Germany, Misses

Germany Misses EU Pay Transparency Deadline as Labor Law Clashes Intensify

07.06.2026 - 00:03:15 | boerse-global.de

Germany's failure to implement the EU Pay Transparency Directive by June 7, 2026, exposes employers to direct lawsuits, as workers can invoke the directive in court. Meanwhile, debates over working time reform and AI deployment intensify.

Germany Misses EU Pay Transparency Deadline, Sparks Litigation Risk
Germany - Germany Misses EU Pay Transparency Deadline as Labor Law Clashes Intensify 07.06.2026 - Bild: über boerse-global.de

BERLIN — Germany has blown past the June 7, 2026, transposition deadline for the European Union’s Pay Transparency Directive, leaving employers exposed to a surge in discrimination lawsuits. National courts must now interpret existing German law in line with the directive’s requirements, including an expanded right for employees to request salary data and a reversal of the burden of proof in cases where unequal pay is suspected.

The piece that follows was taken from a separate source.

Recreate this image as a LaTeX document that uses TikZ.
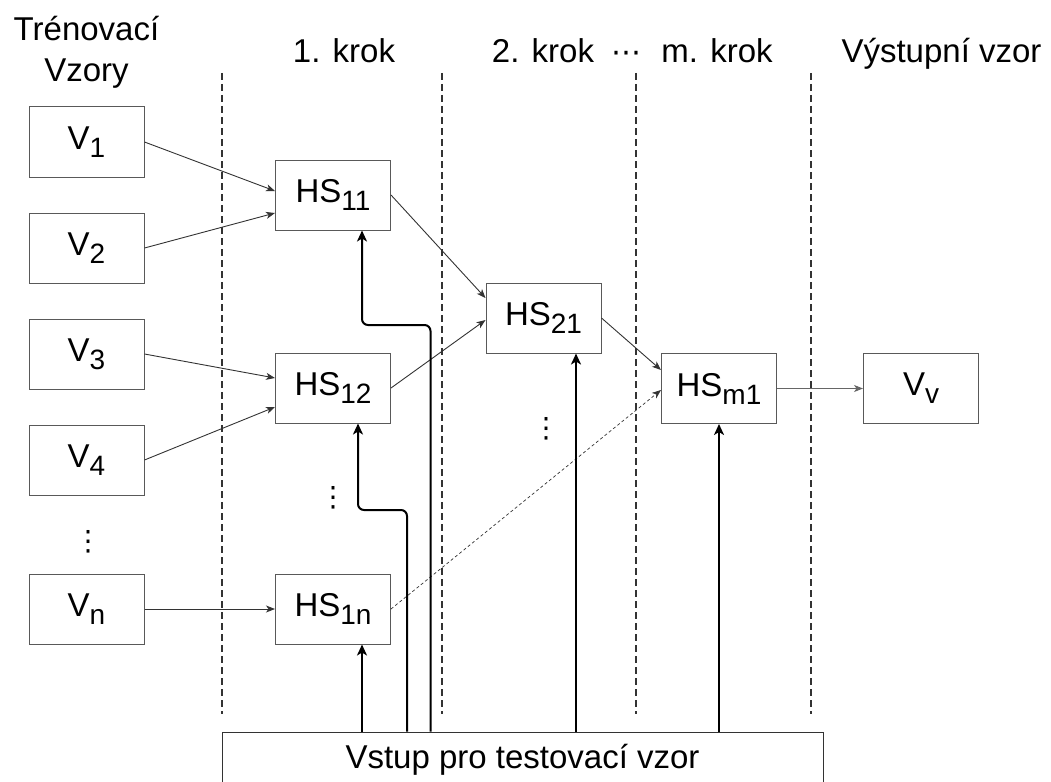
\documentclass[tikz,border=0pt]{standalone}
\usepackage{fontspec}
\setmainfont{Liberation Sans}
\newfontfamily\symfont{DejaVu Sans}
\usetikzlibrary{arrows.meta}

% lowered index as in the boxes
\newcommand{\idx}[1]{\raisebox{-8pt}{\fontsize{28}{28}\selectfont #1}}

\begin{document}
\begin{tikzpicture}[x=1pt, y=-1pt,
  box/.style={draw=black!65, line width=1pt, minimum width=115pt, minimum height=70pt,
    inner sep=0pt, font=\fontsize{33}{41}\selectfont},
  head/.style={inner sep=0pt, font=\fontsize{33}{41}\selectfont},
  conn/.style={draw=black!80, line width=0.9pt, -{Stealth[length=9pt,width=7pt,inset=2.5pt]}},
  feed/.style={draw=black, line width=2pt, rounded corners=6pt,
    -{Stealth[length=11pt,width=10pt,inset=3pt]}},
  sepline/.style={draw=black!80, line width=2pt, dash pattern=on 7pt off 4pt},
  vdot/.style={inner sep=0pt, font=\symfont\fontsize{28}{28}\selectfont}]

  \clip (0,0) rectangle (1051,781);

  % Headers
  \node[head, align=center, anchor=base] (train) at (86.5,82) {Trénovací\\Vzory};
  \node[head, anchor=base] (k1) at (344,63) {1. krok};
  \node[head, anchor=base] (k2) at (543,63) {2. krok};
  \node[head, anchor=base, font=\symfont\fontsize{30}{41}\selectfont] (kd) at (626,63) {⋯};
  \node[head, anchor=base] (km) at (717,63) {m. krok};
  \node[head, anchor=base] (outh) at (941.5,63) {Výstupní vzor};

  % Separators
  \foreach \x in {222,442,636,811}
    \draw[sepline] (\x,73) -- (\x,714);

  % Training patterns
  \node[box] (V1) at (86.5,142) {V\idx{1}};
  \node[box] (V2) at (86.5,248) {V\idx{2}};
  \node[box] (V3) at (86.5,354) {V\idx{3}};
  \node[box] (V4) at (86.5,460) {V\idx{4}};
  \node[vdot] (Vd) at (88,542) {⋮};
  \node[box] (Vn) at (86.5,609) {V\idx{n}};

  % Steps
  \node[box] (HS11) at (333,195) {HS\idx{11}};
  \node[box] (HS12) at (333,388) {HS\idx{12}};
  \node[vdot] (HSd1) at (333,498) {⋮};
  \node[box] (HS1n) at (333,609) {HS\idx{1n}};
  \node[box] (HS21) at (543.5,318) {HS\idx{21}};
  \node[vdot] (HSd2) at (546,429) {⋮};
  \node[box] (HSm1) at (719,388.5) {HS\idx{m1}};
  \node[box] (Vv) at (921,388.5) {V\idx{v}};

  % Test input
  \node[draw=black!80, line width=1pt, minimum width=601pt, inner ysep=0pt,
    text height=36pt, text depth=40pt, anchor=base,
    font=\fontsize{33}{41}\selectfont] (inp) at (522.5,768) {Vstup pro testovací vzor};

  % Pattern connectors
  \draw[conn] (V1.east) -- ([yshift=4pt]HS11.west);
  \draw[conn] (V2.east) -- ([yshift=-18pt]HS11.west);
  \draw[conn] (V3.east) -- ([yshift=10pt]HS12.west);
  \draw[conn] (V4.east) -- ([yshift=-19pt]HS12.west);
  \draw[conn] (Vn.east) -- (HS1n.west);
  \draw[conn] (HS11.east) -- ([yshift=20pt]HS21.west);
  \draw[conn] (HS12.east) -- ([yshift=-2pt]HS21.west);
  \draw[conn] (HS21.east) -- ([yshift=18.5pt]HSm1.west);
  \draw[conn, dash pattern=on 3pt off 2.5pt, line width=0.7pt] (HS1n.east) -- ([yshift=-1.5pt]HSm1.west);
  \draw[conn, draw=black!60] (HSm1.east) -- (Vv.west);

  % Test input feeds
  \coordinate (f11) at ([xshift=29pt]HS11.south);
  \coordinate (b11) at (430.5,325);
  \coordinate (f12) at ([xshift=25pt]HS12.south);
  \coordinate (b12) at (407,510);
  \coordinate (f1n) at ([xshift=29pt]HS1n.south);
  \coordinate (f21) at ([xshift=32.5pt]HS21.south);
  \draw[feed] (b11 |- inp.north) -- (b11) -| (f11);
  \draw[feed] (b12 |- inp.north) -- (b12) -| (f12);
  \draw[feed] (f1n |- inp.north) -- (f1n);
  \draw[feed] (f21 |- inp.north) -- (f21);
  \draw[feed] (HSm1.south |- inp.north) -- (HSm1.south);

\end{tikzpicture}
\end{document}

Experts warn that the delay creates legal uncertainty for companies. Without domestic implementing legislation, workers can already invoke the directive’s provisions directly before German labor courts, raising the risk of costly litigation.

Meanwhile, the government is preparing a separate draft bill on working hours, expected in early summer 2026, that has sparked a sharp divide between business groups and unions.

Flexibility vs. Protection in Working Time Reform

On June 5, the Unternehmerverband Mittelhessen (UVM) called for replacing the current daily maximum working time with a weekly cap, arguing that the rigid eight-hour day stifles the flexibility needed in a digitalized economy. Jörg Dittrich, president of the Zentralverband des Deutschen Handwerks (ZDH), echoed that demand a day later, proposing a multi-year pilot phase to test more agile models.

Unions reject the idea outright. ver.di representatives say shifting to a weekly limit would erode protections and overload staff. The federal government has yet to release specifics of its planned reform, but the battle lines are drawn.

AI Rolls Out — But Works Councils Feel Left Out

At a DGB Berlin-Brandenburg experience-sharing event in Oranienburg on June 5, union officials demanded that works and staff councils be given a binding early say in all artificial-intelligence deployments. The trigger: Brandenburg’s state administration is preparing to roll out the large language model “LLMoin.”

ver.di is pushing for amendments to the state’s Landespersonalvertretungsgesetz (State Staff Representation Act) to force mandatory agreements at the state level. Currently, staff councils say they have been inadequately consulted.

The urgency is underscored by the approaching August 2026 enforcement of the EU AI Act, which imposes strict rules on high-risk AI applications, including those used in recruitment and targeted job advertising. Companies must inventory, classify, and document their AI systems.

Data from SD Worx shows that 48 percent of German HR decision-makers already invest specifically in AI, and 40 percent use human-machine collaboration for payroll processing.

Election Pitfalls and Obstruction Concerns

The Institute for Works Council Training flagged common mistakes in works council elections earlier this June, including errors over voting eligibility for employees in the passive phase of partial retirement and failures to observe filing deadlines.

On a broader front, the DGB’s federal congress in Berlin highlighted that an estimated one in five works council elections faces disruption. Re-elected DGB chair Yasmin Fahimi has called for making obstruction of works council activities an ex officio offense — meaning prosecutors would have to act without a formal complaint. A high-level meeting at the Chancellery on these issues is expected in June 2026.